およそ4億6600万年前、地球に隕石衝突が多発していたとされる頃。地球に飛来したその多くは、もとをたどれば3つの小惑星族に属していたことが、最新調査でわかってきました。
カリン・コロニス・マッサリア
宇宙空間を飛び、地球へ衝突した数千もの隕石。その約70%は、3つの小惑星が元になっているという最新研究。
3つの小惑星族は、カリン、コロニス、マッサリア。それぞれ、580万光年、750万光年、4000万光年前に小惑星帯での衝突によって形成されました。太陽系の歴史のなかでは、比較的最近生まれた星と言っていいでしょう。
ヨーロッパ南天天文台の研究者で、今回の論文の主執筆者でもあるMichaël Marsset氏は、米Gizmodoの取材にこうコメントをくれました。
小惑星帯で最も最近発生した衝突が、われわれの星への隕石破片の多くを占めています。地球に届く破片は、小惑星帯にあるさまざまなものが混ざり合ったものだと思う人もいるでしょうが、実際はそうではありません。3つの小惑星から飛んでくるものが主なのです。
なぜ新しい小惑星ばかり?
先述した通り、3つの小惑星族は太陽系の中では比較的新しいもの。なぜ、地球に衝突する隕石の大部分は新しい小惑星のものなのでしょう。
その理由は、新しく若い星群ほど衝突で発生した小さな破片・岩をたくさん抱えているからです。
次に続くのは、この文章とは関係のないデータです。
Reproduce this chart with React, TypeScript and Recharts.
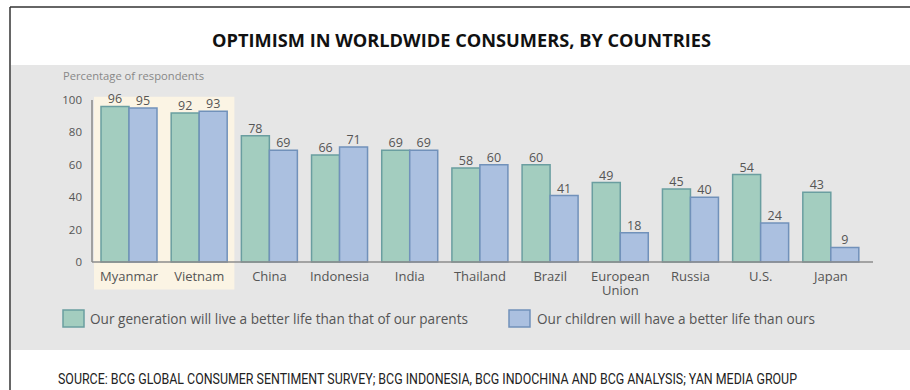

この小さな岩は互いに衝突するリスクが高く、結果、その衝突から地球方向へと飛んでいくのだといいます。
隕石の元をたどる理由
なぜ、地球に衝突した隕石の「出身地」を調べるのか。その理由は、地球で発見された宇宙岩と小惑星帯で観測される宇宙岩の違いを調査するためだと、Marsset氏は解説します。
今回の調査前、隕石の出身地解明ができていたのは6%ほど。主に月、火星、小惑星ベスタからでした。近年は、主となる小惑星族の組織を望遠鏡で調査。それを衝突と力学の進化のコンピュータシミュレーションと組み合わせることで、6%以外の主な出身地となる星を突き止めることができました。隕石の化学組織の調査が大きな役目を担いました。
地球に落下した隕石は、小さな岩ではありますが、太陽系の謎を紐解くヒントをたくさん含んでいます。
初期原始惑星系円盤の情報が、当時の組織が、ここに保存されているのです。これらの隕石を関連づけ、調査し、詳細を研究していくことで、原始惑星系円盤の温度勾配、本来の組成勾配を再構成できるかもしれません。この研究で、われわれが最終的に求めるのはまさにそれなのです。
Marsset氏はそう語っています。
研究は3つに分かれており、NatureとAstronomy and Astrophysicsに掲載されています。